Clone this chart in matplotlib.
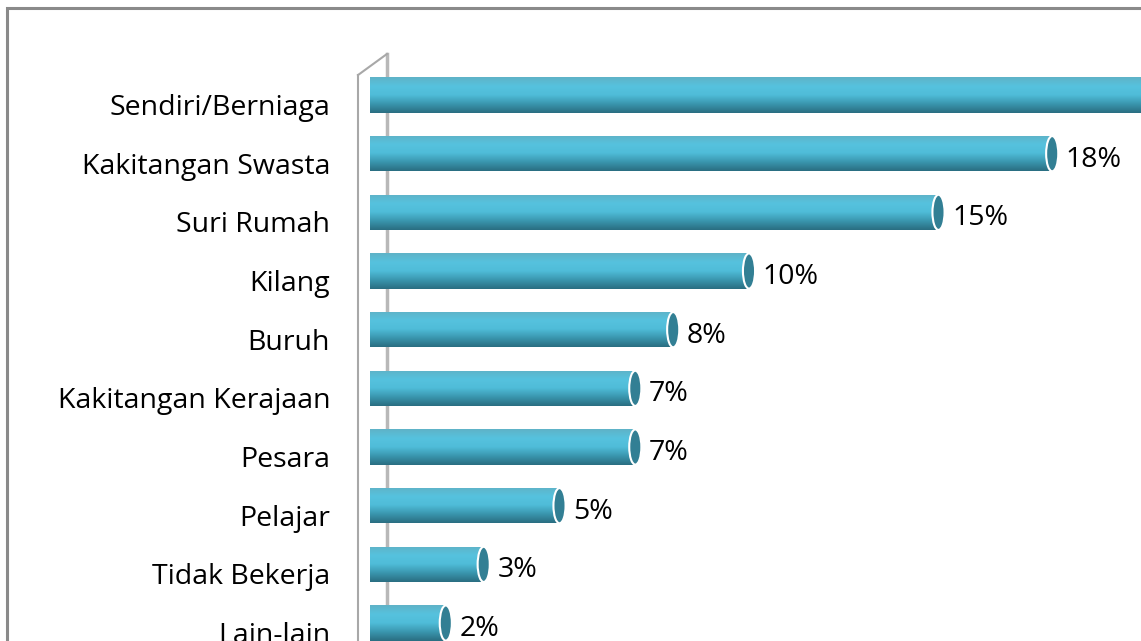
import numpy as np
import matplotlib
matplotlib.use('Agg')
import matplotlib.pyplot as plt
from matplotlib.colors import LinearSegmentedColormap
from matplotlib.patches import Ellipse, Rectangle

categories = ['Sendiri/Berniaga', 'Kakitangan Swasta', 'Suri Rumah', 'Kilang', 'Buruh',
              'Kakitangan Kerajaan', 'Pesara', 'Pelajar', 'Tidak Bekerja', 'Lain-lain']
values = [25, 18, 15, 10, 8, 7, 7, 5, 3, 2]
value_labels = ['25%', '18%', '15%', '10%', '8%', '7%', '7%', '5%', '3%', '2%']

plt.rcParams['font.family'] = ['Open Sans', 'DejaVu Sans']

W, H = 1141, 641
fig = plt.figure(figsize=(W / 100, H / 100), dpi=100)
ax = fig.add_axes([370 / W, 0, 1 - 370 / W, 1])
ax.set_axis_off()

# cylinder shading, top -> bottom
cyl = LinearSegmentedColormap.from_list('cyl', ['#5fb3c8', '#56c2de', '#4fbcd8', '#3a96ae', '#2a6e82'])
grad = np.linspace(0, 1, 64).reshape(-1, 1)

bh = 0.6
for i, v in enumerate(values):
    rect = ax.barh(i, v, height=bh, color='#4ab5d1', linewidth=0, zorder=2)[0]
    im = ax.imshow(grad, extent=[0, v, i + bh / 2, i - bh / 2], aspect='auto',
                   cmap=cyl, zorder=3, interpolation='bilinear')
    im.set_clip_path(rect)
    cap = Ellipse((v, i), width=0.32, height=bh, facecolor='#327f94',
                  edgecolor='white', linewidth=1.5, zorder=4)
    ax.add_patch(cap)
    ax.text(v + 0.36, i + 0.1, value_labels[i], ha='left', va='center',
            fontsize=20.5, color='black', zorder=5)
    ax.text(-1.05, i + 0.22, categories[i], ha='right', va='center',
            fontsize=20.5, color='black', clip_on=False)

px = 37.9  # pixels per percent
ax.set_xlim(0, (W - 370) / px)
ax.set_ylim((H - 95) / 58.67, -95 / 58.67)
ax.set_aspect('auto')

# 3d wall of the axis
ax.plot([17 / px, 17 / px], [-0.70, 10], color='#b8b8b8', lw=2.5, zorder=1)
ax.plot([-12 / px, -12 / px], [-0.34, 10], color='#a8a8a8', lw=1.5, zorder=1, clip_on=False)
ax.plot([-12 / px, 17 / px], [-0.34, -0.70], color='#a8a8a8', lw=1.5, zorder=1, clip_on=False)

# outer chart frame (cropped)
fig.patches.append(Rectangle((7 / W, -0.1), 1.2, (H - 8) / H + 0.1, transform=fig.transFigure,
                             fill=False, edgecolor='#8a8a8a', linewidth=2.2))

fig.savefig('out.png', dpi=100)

========================================

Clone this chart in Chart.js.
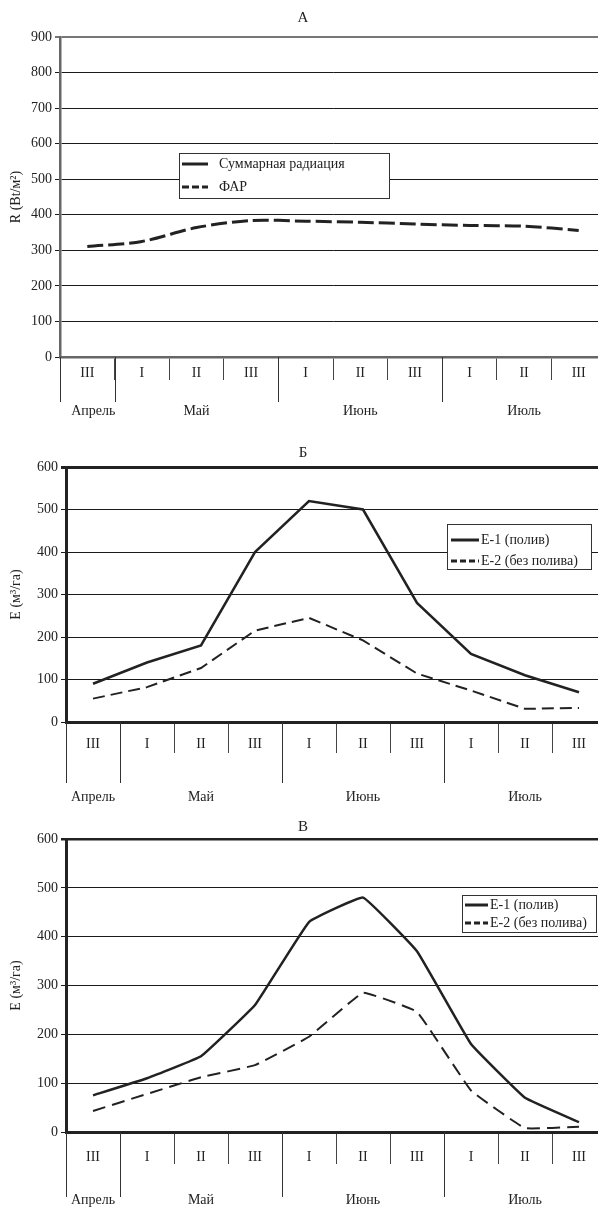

========================================

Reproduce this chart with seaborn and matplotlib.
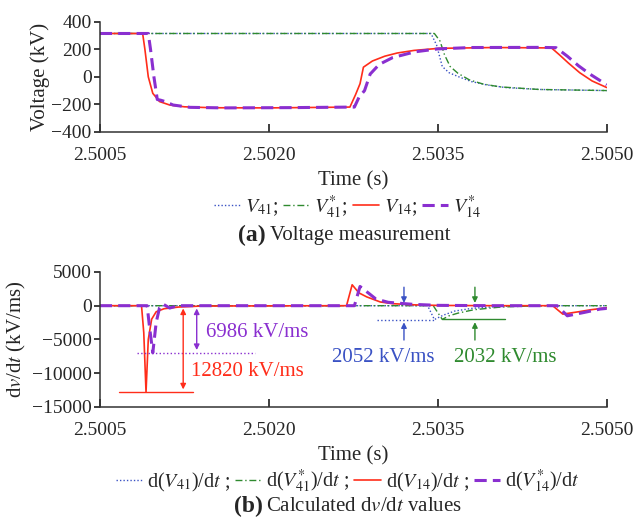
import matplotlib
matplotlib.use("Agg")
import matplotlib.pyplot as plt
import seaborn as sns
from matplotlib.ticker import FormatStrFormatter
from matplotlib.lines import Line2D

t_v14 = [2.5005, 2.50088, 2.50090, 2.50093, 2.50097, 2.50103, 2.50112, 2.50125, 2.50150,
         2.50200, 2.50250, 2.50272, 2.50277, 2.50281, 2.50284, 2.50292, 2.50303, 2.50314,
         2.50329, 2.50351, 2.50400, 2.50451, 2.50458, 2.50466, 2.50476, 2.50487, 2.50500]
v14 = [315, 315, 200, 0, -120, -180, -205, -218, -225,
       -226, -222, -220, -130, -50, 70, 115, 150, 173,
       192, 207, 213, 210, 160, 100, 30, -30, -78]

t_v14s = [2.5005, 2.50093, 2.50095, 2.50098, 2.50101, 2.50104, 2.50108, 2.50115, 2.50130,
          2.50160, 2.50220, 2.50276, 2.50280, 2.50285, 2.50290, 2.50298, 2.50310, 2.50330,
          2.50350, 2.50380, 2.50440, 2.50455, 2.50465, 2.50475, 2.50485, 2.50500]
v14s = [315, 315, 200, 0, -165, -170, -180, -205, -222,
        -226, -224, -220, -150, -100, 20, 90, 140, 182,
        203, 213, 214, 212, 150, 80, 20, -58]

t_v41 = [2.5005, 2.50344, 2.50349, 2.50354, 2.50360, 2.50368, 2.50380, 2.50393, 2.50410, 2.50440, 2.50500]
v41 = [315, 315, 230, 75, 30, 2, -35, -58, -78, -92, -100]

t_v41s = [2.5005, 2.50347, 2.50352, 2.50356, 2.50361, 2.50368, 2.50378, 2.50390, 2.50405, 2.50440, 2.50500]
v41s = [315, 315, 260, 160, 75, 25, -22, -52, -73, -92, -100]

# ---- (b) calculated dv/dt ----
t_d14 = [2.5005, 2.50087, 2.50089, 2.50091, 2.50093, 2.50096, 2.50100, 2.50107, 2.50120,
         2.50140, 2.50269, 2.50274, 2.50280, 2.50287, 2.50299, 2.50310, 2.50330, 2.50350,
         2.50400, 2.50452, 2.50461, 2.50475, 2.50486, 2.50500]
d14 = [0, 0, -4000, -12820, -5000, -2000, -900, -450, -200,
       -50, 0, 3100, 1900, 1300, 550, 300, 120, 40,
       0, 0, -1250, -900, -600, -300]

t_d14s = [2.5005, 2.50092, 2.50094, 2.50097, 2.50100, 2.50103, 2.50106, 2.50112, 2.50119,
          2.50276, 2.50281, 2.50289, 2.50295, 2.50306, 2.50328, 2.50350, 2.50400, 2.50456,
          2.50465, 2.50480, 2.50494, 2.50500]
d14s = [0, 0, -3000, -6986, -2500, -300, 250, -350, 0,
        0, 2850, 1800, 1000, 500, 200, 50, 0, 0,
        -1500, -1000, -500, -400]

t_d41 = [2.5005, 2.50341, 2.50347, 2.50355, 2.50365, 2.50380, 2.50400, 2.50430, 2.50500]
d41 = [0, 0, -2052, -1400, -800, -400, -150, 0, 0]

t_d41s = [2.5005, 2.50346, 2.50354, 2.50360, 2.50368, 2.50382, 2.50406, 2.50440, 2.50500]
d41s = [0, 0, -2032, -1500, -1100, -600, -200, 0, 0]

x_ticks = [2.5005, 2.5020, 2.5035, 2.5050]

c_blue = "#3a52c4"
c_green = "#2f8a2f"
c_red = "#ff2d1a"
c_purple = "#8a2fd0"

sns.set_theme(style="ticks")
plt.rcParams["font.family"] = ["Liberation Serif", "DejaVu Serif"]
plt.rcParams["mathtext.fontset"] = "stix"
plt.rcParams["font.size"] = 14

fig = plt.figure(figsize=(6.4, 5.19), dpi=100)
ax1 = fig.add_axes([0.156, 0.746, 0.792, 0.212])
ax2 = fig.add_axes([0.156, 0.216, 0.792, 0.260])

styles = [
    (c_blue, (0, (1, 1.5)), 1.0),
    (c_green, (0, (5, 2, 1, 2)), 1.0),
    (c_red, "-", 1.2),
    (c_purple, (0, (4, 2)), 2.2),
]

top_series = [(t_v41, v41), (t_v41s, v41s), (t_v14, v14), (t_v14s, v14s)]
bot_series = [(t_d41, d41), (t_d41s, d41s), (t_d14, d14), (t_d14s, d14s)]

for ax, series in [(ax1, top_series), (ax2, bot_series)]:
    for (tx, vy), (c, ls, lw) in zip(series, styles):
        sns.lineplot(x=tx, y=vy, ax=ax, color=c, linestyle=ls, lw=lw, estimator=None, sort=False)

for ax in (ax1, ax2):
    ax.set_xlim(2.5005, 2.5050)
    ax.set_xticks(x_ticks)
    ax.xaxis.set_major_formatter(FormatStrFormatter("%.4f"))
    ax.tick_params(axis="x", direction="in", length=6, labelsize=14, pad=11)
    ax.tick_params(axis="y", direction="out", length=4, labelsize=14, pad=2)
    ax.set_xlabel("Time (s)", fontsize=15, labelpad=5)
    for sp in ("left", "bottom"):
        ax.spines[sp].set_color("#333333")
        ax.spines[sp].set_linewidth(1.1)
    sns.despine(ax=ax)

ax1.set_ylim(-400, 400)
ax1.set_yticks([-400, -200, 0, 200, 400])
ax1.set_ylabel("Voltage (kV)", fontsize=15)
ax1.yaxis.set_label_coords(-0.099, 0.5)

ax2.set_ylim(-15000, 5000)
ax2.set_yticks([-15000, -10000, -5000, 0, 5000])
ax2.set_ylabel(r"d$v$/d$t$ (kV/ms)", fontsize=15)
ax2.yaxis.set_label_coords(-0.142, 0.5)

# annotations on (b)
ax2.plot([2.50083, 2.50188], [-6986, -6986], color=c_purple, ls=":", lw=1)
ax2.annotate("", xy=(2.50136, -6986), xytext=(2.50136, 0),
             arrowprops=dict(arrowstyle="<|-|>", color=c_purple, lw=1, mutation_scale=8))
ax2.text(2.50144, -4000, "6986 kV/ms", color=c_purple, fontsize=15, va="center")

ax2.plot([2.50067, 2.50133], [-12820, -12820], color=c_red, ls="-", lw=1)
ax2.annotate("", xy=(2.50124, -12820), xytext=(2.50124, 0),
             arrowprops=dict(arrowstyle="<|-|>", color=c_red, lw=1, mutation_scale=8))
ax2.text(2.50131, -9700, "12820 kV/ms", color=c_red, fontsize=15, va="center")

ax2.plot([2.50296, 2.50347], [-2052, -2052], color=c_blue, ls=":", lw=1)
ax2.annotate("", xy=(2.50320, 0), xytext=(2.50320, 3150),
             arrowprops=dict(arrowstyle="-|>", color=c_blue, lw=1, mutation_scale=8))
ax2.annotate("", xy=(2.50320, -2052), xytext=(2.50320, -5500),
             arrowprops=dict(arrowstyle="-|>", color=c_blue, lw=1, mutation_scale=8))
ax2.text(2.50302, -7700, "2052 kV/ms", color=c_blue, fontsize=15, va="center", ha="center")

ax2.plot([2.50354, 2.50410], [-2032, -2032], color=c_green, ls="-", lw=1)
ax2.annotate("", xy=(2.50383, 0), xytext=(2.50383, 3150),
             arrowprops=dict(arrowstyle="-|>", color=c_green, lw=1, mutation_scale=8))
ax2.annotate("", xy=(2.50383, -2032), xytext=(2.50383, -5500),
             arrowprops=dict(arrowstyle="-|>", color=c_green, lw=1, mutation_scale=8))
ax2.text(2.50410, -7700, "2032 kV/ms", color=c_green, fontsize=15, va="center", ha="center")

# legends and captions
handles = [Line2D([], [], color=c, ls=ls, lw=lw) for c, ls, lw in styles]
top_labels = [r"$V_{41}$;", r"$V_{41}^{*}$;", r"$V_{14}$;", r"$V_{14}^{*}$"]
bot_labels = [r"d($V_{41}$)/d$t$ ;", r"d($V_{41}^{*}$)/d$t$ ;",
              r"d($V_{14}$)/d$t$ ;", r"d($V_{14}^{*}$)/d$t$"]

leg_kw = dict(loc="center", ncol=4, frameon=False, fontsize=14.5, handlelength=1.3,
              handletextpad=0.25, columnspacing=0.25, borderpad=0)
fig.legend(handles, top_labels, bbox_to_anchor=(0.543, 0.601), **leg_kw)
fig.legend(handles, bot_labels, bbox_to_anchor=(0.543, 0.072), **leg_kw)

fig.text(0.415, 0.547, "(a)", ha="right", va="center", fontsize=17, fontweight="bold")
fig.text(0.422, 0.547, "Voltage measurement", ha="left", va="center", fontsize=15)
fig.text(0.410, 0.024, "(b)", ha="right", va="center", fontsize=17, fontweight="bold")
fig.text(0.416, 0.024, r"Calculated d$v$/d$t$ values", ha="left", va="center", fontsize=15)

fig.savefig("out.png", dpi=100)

========================================

Problem requirements: In the listing, find each line with the string "Clone" and copy it.

Correct response:
Clone this chart in matplotlib.
Clone this chart in Chart.js.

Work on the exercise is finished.